En attendant l'arrivage, mon oncle m'amena dans les environs de Souk-Ahras avec comme matériel de chasse, de la glu et du millet. Il fit un tas avec le millet, autour duquel il disposa la glu sur les branchages. Six oiseaux furent ainsi capturés. nettoyés et mis en cage pour les préparer au maquillage.

Transformés en oiseaux exotiques. ils furent mis à la vente comme leur prédécesseurs.
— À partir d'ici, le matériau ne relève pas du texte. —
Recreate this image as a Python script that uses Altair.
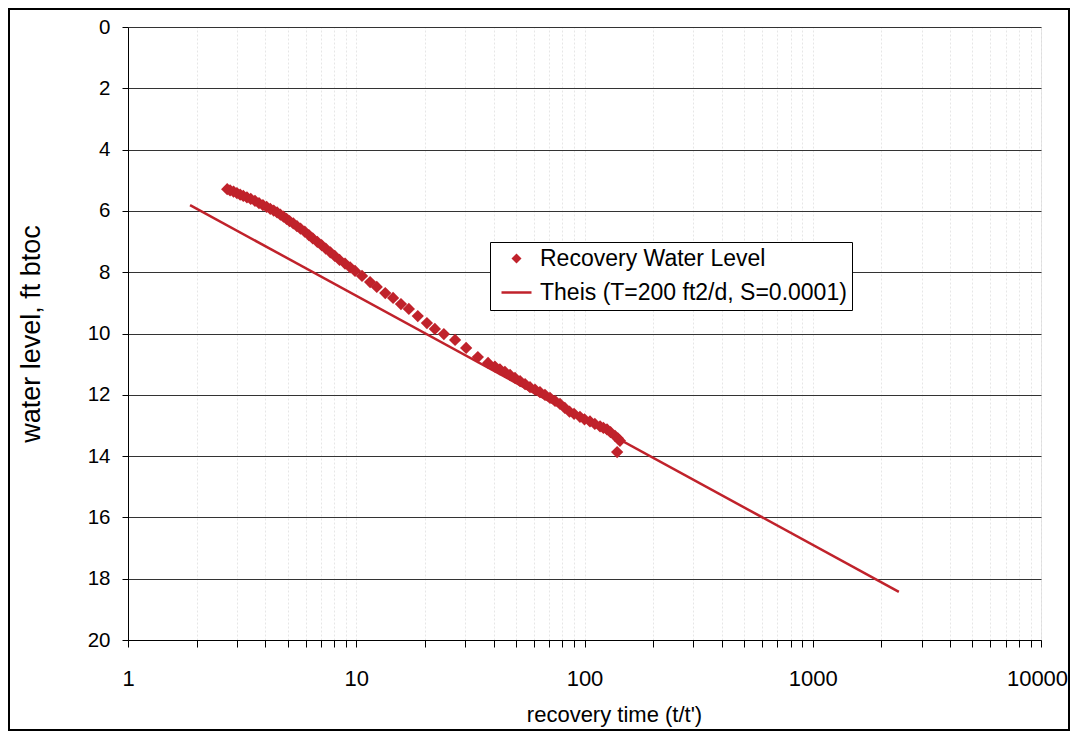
import altair as alt
import pandas as pd

RED = "#C0222B"

# Recovery data (t/t', water level ft btoc)
rec_t = [2.72, 2.80, 2.90, 3.00, 3.10, 3.20, 3.32, 3.45, 3.60, 3.75, 3.90, 4.05, 4.20,
         4.35, 4.50, 4.65, 4.80, 4.95, 5.10, 5.30, 5.50, 5.70, 5.95, 6.20, 6.45, 6.75,
         7.05, 7.35, 7.70, 8.05, 8.45, 8.93, 9.40, 9.88, 10.6, 11.5, 12.3, 13.4, 14.5,
         15.7, 17.0, 18.6, 20.4, 22.1, 24.2, 27.1, 30.3, 34.1, 37.8, 40.5, 42.6, 44.8,
         47.2, 49.6, 52.2, 54.9, 57.7, 60.7, 63.8, 67.1, 70.6, 74.3, 78.1, 82.0, 86.0,
         90.0, 95.5, 100.0, 105.7, 111.0, 117.0, 121.0, 125.5, 130.0, 136.0, 140.0,
         143.0, 139.0]
rec_wl = [5.29, 5.33, 5.37, 5.42, 5.47, 5.51, 5.56, 5.61, 5.67, 5.75, 5.81, 5.87, 5.93,
          5.99, 6.05, 6.12, 6.19, 6.26, 6.33, 6.41, 6.50, 6.58, 6.68, 6.79, 6.90, 7.01,
          7.12, 7.23, 7.35, 7.47, 7.60, 7.72, 7.84, 7.96, 8.12, 8.32, 8.48, 8.68, 8.84,
          9.04, 9.20, 9.43, 9.66, 9.85, 10.02, 10.21, 10.47, 10.77, 10.96, 11.08, 11.17,
          11.25, 11.35, 11.45, 11.55, 11.65, 11.75, 11.83, 11.91, 12.00, 12.10, 12.20,
          12.30, 12.43, 12.55, 12.62, 12.72, 12.80, 12.87, 12.95, 13.03, 13.08, 13.13,
          13.22, 13.34, 13.42, 13.50, 13.87]

# Theis straight-line solution
theis_t = [1.87, 2384.0]
theis_wl = [5.81, 18.43]

series_names = ["Recovery Water Level", "Theis (T=200 ft2/d, S=0.0001)"]

x_ticks = [1, 2, 3, 4, 5, 6, 7, 8, 9,
           10, 20, 30, 40, 50, 60, 70, 80, 90,
           100, 200, 300, 400, 500, 600, 700, 800, 900,
           1000, 2000, 3000, 4000, 5000, 6000, 7000, 8000, 9000, 10000]
x_labels = [1, 10, 100, 1000, 10000]
y_ticks = [0, 2, 4, 6, 8, 10, 12, 14, 16, 18, 20]

pts = pd.DataFrame({"t": rec_t, "wl": rec_wl, "series": series_names[0]})
theis = pd.DataFrame({"t": theis_t, "wl": theis_wl})

label_test = " || ".join(f"datum.value == {v}" for v in x_labels)

xscale = alt.Scale(type="log", domain=[1, 10000], nice=False)
yscale = alt.Scale(domain=[0, 20], reverse=True, nice=False)

xaxis = alt.Axis(values=x_ticks, format="d", labelExpr=f"({label_test}) ? datum.label : ''",
                 labelOverlap=False, tickSize=7, tickColor="black", domainColor="black",
                 labelFontSize=22, labelPadding=21, titleFontSize=22, titlePadding=15,
                 labelOffset={"condition": {"test": "datum.value == 10000", "value": -4},
                              "value": 0},
                 titleX=486, titleAlign="center",
                 grid=True, gridColor="#e6e6e6", gridDash=[2, 2], labelColor="black",
                 titleColor="black", titleFontWeight="normal", labelFlush=False)
yaxis = alt.Axis(values=y_ticks, tickSize=6, tickColor="black", domainColor="black",
                 labelFontSize=20.5, labelPadding=12, grid=True, gridColor="#333333",
                 titleFontSize=27, titlePadding=42, titleFontWeight="normal",
                 labelColor="black", titleColor="black")

legend = alt.Legend(title=None, orient="none", legendX=362, legendY=215,
                    strokeColor="black", fillColor="white", padding=5,
                    labelFontSize=23, labelColor="black", labelLimit=0, symbolSize=100,
                    symbolOffset=10, labelOffset=12, rowPadding=10)

points = alt.Chart(pts).mark_point(filled=True, size=150, opacity=1).encode(
    x=alt.X("t:Q", scale=xscale, axis=xaxis, title="recovery time (t/t')"),
    y=alt.Y("wl:Q", scale=yscale, axis=yaxis, title="water level, ft btoc"),
    color=alt.Color("series:N", scale=alt.Scale(domain=series_names, range=[RED, RED]),
                    legend=legend),
    shape=alt.Shape("series:N",
                    scale=alt.Scale(domain=series_names,
                                    range=["M-1,0L0,-1L1,0L0,1Z",
                                           "M-3,-0.25H3V0.25H-3Z"]),
                    legend=legend),
)

line = alt.Chart(theis).mark_line(color=RED, strokeWidth=2.5).encode(
    x=alt.X("t:Q", scale=xscale),
    y=alt.Y("wl:Q", scale=yscale),
)

frame = alt.Chart(alt.Data(values=[{}])).mark_rect(
    fill="transparent", stroke="black", strokeWidth=2, clip=False
).encode(x=alt.value(-119), x2=alt.value(941), y=alt.value(-18), y2=alt.value(703))

chart = alt.layer(line, points, frame).properties(
    width=913, height=613,
    autosize=alt.AutoSizeParams(type="none"),
    padding={"left": 120, "top": 19, "right": 29, "bottom": 91},
    background="white",
).configure_view(stroke="#333333", strokeWidth=1).configure(
    font="Liberation Sans"
)

chart.save("out.html", embed_options={"renderer": "svg", "actions": False})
Mais ce jour là, point d'attroupement et donc point d'acheteurs. Mon oncle déçu alla aux nouvelles sur la place Thagaste et il apprit que l'un de ses clients, qui avait oublié de rentrer la cage lors du violent orage de la veille avait trouvé ses oiseaux décolorés par la pluie. tout Souk-Ahras était au courant et mon oncle avait beau jurer que ses oiseaux avaient été importés de pays où jamais il ne pleut, rien n'y fit pour enrayer la rumeur publique. Il osa même proposer de vendre la deuxième volée d'oiseaux qu'il venait de peindre, dans des cages où une étiquette indiquait "craint l'eau et l'humidité".

Hélas, les clients n'étaient plus dupes et les oiseaux invendus, une fois mis en liberté, s'envolèrent rejoindre leurs familles qui les reçurent comme des étrangers ... jusqu'à la prochaine pluie.
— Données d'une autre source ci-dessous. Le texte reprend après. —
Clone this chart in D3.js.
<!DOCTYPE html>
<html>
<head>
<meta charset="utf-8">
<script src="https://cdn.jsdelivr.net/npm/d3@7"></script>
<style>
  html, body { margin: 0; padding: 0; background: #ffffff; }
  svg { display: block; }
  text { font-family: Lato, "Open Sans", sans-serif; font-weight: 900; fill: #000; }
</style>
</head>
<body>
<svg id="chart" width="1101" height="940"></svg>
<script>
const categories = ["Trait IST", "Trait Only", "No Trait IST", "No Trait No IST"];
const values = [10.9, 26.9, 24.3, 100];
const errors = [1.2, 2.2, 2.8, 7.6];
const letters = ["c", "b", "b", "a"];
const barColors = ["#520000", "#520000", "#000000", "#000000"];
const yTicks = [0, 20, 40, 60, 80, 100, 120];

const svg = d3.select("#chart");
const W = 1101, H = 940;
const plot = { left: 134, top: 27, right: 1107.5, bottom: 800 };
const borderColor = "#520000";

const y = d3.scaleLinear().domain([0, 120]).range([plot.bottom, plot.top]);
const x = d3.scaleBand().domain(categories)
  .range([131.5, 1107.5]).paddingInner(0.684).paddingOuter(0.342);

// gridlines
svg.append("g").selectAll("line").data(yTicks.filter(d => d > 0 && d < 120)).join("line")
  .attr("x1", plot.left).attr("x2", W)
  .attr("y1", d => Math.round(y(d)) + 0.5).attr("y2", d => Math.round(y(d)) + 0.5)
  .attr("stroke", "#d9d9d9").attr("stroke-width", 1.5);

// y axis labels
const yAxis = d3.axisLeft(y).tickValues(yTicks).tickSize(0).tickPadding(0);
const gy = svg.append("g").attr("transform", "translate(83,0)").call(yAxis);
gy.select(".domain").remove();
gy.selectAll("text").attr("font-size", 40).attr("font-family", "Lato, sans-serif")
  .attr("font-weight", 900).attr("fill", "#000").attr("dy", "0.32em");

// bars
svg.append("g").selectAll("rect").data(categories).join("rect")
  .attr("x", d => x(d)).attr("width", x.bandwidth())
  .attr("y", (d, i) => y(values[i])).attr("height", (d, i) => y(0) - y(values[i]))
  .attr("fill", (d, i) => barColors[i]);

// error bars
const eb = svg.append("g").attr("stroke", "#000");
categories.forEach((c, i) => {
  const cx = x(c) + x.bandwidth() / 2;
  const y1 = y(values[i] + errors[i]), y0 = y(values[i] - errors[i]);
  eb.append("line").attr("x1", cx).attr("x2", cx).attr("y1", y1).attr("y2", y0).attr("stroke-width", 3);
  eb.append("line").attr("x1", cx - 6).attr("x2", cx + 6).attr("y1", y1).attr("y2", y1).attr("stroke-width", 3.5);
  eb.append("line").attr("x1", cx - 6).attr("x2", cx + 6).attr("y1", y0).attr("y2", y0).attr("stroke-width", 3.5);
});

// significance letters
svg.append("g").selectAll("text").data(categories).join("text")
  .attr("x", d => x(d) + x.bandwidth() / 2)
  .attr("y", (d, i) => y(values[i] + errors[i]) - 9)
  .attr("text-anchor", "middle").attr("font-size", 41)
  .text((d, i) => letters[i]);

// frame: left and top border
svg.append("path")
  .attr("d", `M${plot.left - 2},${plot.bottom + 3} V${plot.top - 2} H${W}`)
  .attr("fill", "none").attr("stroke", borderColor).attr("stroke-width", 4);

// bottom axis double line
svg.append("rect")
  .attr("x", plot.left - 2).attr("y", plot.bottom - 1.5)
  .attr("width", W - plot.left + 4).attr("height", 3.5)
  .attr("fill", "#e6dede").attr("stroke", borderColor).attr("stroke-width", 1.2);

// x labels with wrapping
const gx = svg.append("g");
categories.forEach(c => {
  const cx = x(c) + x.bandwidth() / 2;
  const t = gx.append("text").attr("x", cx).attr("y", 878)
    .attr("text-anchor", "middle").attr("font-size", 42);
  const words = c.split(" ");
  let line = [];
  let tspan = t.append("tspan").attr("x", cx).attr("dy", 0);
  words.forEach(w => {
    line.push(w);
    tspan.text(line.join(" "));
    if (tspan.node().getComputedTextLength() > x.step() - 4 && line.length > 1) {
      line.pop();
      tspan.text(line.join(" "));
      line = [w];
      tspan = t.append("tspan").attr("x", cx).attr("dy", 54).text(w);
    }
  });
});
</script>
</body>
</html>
Et puis, survint le 1er novembre 1954, date à partir de laquelle l'oncle cessa de voyager en train car la ligne Bône--Souk-Ahras n'était plus sûre.
La vie à Souk-Ahras devenait de plus en plus triste et dangereuse. ne pouvant plus pratiquer ses loisirs favoris, la pêche et la capture d'oiseaux, l'oncle prit sa retraite et partit un jour de 1955, avec son épouse, vers les cieux plus cléments de cette bonne ville d'Aix en Provence.

Un matin froid de 1970, il nous a brusquement quitté. Il repose aujourd'hui au cimetière de Luynes près d'Aix en Provence, dans cette terre de France si accueillante mais où les poissons des rivières ne savent même pas lire l'heure et où les oiseaux ont toujours la même couleur.

Cet article a été écrit en souvenir de mon oncle Georges Borg. C'était un farceur et surtout un conteur intarissable d'histoires de là-bas.
Tous les faits racontés dans cet article ne sont pas des affabulations : ils se sont vraiment passés à Souk-Ahras.